• TASK STATEMENT: Copy the data exactly as it appears, and do not include any pictures.

• MATERIAL PROVIDED:
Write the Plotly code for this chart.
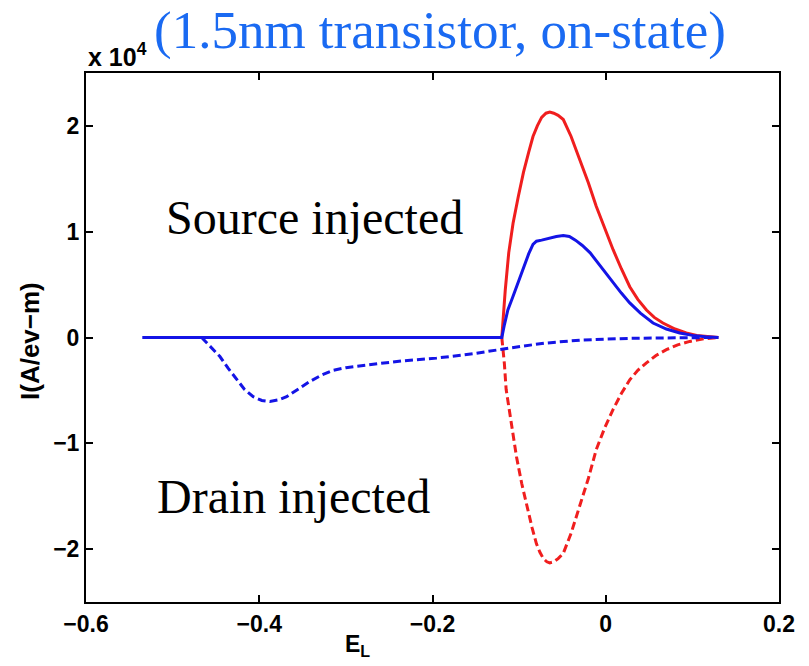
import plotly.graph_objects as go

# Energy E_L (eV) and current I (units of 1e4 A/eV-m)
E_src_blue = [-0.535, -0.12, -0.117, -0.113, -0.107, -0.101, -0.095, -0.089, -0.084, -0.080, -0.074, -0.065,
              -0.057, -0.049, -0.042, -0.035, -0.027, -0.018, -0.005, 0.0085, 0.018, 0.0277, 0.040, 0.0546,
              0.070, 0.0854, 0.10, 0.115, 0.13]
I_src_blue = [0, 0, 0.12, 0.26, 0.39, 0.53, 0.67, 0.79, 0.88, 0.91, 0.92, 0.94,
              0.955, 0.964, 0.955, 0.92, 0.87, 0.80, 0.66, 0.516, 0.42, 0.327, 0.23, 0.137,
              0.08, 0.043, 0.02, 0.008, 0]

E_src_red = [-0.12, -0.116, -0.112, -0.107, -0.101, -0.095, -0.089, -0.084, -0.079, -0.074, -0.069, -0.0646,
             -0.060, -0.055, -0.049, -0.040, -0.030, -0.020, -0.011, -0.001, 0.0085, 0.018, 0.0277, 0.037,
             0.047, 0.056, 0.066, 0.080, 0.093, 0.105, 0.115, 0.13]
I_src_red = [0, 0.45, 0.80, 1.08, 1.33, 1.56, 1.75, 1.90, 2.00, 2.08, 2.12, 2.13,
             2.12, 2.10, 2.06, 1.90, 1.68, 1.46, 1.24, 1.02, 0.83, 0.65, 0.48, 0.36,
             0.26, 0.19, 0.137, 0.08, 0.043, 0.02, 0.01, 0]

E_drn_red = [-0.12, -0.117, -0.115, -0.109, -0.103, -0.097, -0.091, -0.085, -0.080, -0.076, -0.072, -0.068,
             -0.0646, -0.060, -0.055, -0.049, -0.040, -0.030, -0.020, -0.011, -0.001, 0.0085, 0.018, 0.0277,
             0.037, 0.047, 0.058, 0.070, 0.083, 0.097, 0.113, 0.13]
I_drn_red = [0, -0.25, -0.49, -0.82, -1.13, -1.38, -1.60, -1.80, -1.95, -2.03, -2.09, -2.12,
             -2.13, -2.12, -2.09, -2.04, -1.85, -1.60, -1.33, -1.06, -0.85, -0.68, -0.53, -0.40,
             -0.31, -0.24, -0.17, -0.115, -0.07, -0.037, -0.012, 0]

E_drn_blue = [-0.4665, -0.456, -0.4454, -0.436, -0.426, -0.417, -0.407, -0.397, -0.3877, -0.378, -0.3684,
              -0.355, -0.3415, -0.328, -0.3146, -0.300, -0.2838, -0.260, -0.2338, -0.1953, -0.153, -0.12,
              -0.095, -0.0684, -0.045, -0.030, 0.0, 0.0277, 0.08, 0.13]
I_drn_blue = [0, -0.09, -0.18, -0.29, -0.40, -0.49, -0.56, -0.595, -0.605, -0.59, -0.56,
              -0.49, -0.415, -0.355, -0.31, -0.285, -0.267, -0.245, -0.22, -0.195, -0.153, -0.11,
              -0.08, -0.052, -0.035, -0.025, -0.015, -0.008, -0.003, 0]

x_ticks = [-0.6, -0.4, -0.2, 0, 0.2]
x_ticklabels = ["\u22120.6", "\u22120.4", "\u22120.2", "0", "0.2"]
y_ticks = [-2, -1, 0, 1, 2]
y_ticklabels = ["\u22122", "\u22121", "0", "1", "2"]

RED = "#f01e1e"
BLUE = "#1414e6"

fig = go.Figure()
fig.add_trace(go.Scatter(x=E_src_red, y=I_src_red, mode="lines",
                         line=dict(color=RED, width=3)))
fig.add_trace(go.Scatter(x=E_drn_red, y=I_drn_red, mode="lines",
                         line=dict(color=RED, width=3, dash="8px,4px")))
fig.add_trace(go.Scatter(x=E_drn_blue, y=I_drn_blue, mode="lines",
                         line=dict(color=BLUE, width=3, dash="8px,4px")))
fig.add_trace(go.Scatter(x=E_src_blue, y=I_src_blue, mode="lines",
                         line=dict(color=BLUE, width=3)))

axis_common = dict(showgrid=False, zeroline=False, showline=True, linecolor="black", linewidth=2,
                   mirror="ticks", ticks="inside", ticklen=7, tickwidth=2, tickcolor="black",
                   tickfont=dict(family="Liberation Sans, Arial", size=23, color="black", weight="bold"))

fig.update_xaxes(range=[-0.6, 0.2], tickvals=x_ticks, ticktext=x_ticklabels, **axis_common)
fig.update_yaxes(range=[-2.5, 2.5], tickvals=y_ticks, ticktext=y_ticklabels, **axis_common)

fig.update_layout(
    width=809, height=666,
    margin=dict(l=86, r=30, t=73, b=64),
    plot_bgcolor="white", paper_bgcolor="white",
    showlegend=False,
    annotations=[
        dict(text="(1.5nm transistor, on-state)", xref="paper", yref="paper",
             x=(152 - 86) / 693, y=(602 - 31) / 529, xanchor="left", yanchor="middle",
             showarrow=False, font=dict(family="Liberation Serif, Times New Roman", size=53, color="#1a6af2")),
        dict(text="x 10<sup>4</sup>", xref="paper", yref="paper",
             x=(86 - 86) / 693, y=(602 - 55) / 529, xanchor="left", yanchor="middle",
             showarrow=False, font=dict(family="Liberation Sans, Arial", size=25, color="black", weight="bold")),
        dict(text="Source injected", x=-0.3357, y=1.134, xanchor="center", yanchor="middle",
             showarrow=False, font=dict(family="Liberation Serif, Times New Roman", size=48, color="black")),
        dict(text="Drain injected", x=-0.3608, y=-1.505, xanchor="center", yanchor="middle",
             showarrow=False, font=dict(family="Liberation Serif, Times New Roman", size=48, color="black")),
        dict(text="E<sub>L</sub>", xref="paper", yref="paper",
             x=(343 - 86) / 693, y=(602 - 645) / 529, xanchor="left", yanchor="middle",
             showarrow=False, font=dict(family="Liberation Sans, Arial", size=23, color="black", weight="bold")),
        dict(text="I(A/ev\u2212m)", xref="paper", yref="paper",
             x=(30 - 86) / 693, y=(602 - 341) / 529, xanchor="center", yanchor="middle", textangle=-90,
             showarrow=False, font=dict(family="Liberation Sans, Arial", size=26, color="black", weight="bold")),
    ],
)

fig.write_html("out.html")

• ANSWER TO THE TASK:
Write the Plotly code for this chart.
import plotly.graph_objects as go

# Energy E_L (eV) and current I (units of 1e4 A/eV-m)
E_src_blue = [-0.535, -0.12, -0.117, -0.113, -0.107, -0.101, -0.095, -0.089, -0.084, -0.080, -0.074, -0.065,
              -0.057, -0.049, -0.042, -0.035, -0.027, -0.018, -0.005, 0.0085, 0.018, 0.0277, 0.040, 0.0546,
              0.070, 0.0854, 0.10, 0.115, 0.13]
I_src_blue = [0, 0, 0.12, 0.26, 0.39, 0.53, 0.67, 0.79, 0.88, 0.91, 0.92, 0.94,
              0.955, 0.964, 0.955, 0.92, 0.87, 0.80, 0.66, 0.516, 0.42, 0.327, 0.23, 0.137,
              0.08, 0.043, 0.02, 0.008, 0]

E_src_red = [-0.12, -0.116, -0.112, -0.107, -0.101, -0.095, -0.089, -0.084, -0.079, -0.074, -0.069, -0.0646,
             -0.060, -0.055, -0.049, -0.040, -0.030, -0.020, -0.011, -0.001, 0.0085, 0.018, 0.0277, 0.037,
             0.047, 0.056, 0.066, 0.080, 0.093, 0.105, 0.115, 0.13]
I_src_red = [0, 0.45, 0.80, 1.08, 1.33, 1.56, 1.75, 1.90, 2.00, 2.08, 2.12, 2.13,
             2.12, 2.10, 2.06, 1.90, 1.68, 1.46, 1.24, 1.02, 0.83, 0.65, 0.48, 0.36,
             0.26, 0.19, 0.137, 0.08, 0.043, 0.02, 0.01, 0]

E_drn_red = [-0.12, -0.117, -0.115, -0.109, -0.103, -0.097, -0.091, -0.085, -0.080, -0.076, -0.072, -0.068,
             -0.0646, -0.060, -0.055, -0.049, -0.040, -0.030, -0.020, -0.011, -0.001, 0.0085, 0.018, 0.0277,
             0.037, 0.047, 0.058, 0.070, 0.083, 0.097, 0.113, 0.13]
I_drn_red = [0, -0.25, -0.49, -0.82, -1.13, -1.38, -1.60, -1.80, -1.95, -2.03, -2.09, -2.12,
             -2.13, -2.12, -2.09, -2.04, -1.85, -1.60, -1.33, -1.06, -0.85, -0.68, -0.53, -0.40,
             -0.31, -0.24, -0.17, -0.115, -0.07, -0.037, -0.012, 0]

E_drn_blue = [-0.4665, -0.456, -0.4454, -0.436, -0.426, -0.417, -0.407, -0.397, -0.3877, -0.378, -0.3684,
              -0.355, -0.3415, -0.328, -0.3146, -0.300, -0.2838, -0.260, -0.2338, -0.1953, -0.153, -0.12,
              -0.095, -0.0684, -0.045, -0.030, 0.0, 0.0277, 0.08, 0.13]
I_drn_blue = [0, -0.09, -0.18, -0.29, -0.40, -0.49, -0.56, -0.595, -0.605, -0.59, -0.56,
              -0.49, -0.415, -0.355, -0.31, -0.285, -0.267, -0.245, -0.22, -0.195, -0.153, -0.11,
              -0.08, -0.052, -0.035, -0.025, -0.015, -0.008, -0.003, 0]

x_ticks = [-0.6, -0.4, -0.2, 0, 0.2]
x_ticklabels = ["\u22120.6", "\u22120.4", "\u22120.2", "0", "0.2"]
y_ticks = [-2, -1, 0, 1, 2]
y_ticklabels = ["\u22122", "\u22121", "0", "1", "2"]

RED = "#f01e1e"
BLUE = "#1414e6"

fig = go.Figure()
fig.add_trace(go.Scatter(x=E_src_red, y=I_src_red, mode="lines",
                         line=dict(color=RED, width=3)))
fig.add_trace(go.Scatter(x=E_drn_red, y=I_drn_red, mode="lines",
                         line=dict(color=RED, width=3, dash="8px,4px")))
fig.add_trace(go.Scatter(x=E_drn_blue, y=I_drn_blue, mode="lines",
                         line=dict(color=BLUE, width=3, dash="8px,4px")))
fig.add_trace(go.Scatter(x=E_src_blue, y=I_src_blue, mode="lines",
                         line=dict(color=BLUE, width=3)))

axis_common = dict(showgrid=False, zeroline=False, showline=True, linecolor="black", linewidth=2,
                   mirror="ticks", ticks="inside", ticklen=7, tickwidth=2, tickcolor="black",
                   tickfont=dict(family="Liberation Sans, Arial", size=23, color="black", weight="bold"))

fig.update_xaxes(range=[-0.6, 0.2], tickvals=x_ticks, ticktext=x_ticklabels, **axis_common)
fig.update_yaxes(range=[-2.5, 2.5], tickvals=y_ticks, ticktext=y_ticklabels, **axis_common)

fig.update_layout(
    width=809, height=666,
    margin=dict(l=86, r=30, t=73, b=64),
    plot_bgcolor="white", paper_bgcolor="white",
    showlegend=False,
    annotations=[
        dict(text="(1.5nm transistor, on-state)", xref="paper", yref="paper",
             x=(152 - 86) / 693, y=(602 - 31) / 529, xanchor="left", yanchor="middle",
             showarrow=False, font=dict(family="Liberation Serif, Times New Roman", size=53, color="#1a6af2")),
        dict(text="x 10<sup>4</sup>", xref="paper", yref="paper",
             x=(86 - 86) / 693, y=(602 - 55) / 529, xanchor="left", yanchor="middle",
             showarrow=False, font=dict(family="Liberation Sans, Arial", size=25, color="black", weight="bold")),
        dict(text="Source injected", x=-0.3357, y=1.134, xanchor="center", yanchor="middle",
             showarrow=False, font=dict(family="Liberation Serif, Times New Roman", size=48, color="black")),
        dict(text="Drain injected", x=-0.3608, y=-1.505, xanchor="center", yanchor="middle",
             showarrow=False, font=dict(family="Liberation Serif, Times New Roman", size=48, color="black")),
        dict(text="E<sub>L</sub>", xref="paper", yref="paper",
             x=(343 - 86) / 693, y=(602 - 645) / 529, xanchor="left", yanchor="middle",
             showarrow=False, font=dict(family="Liberation Sans, Arial", size=23, color="black", weight="bold")),
        dict(text="I(A/ev\u2212m)", xref="paper", yref="paper",
             x=(30 - 86) / 693, y=(602 - 341) / 529, xanchor="center", yanchor="middle", textangle=-90,
             showarrow=False, font=dict(family="Liberation Sans, Arial", size=26, color="black", weight="bold")),
    ],
)

fig.write_html("out.html")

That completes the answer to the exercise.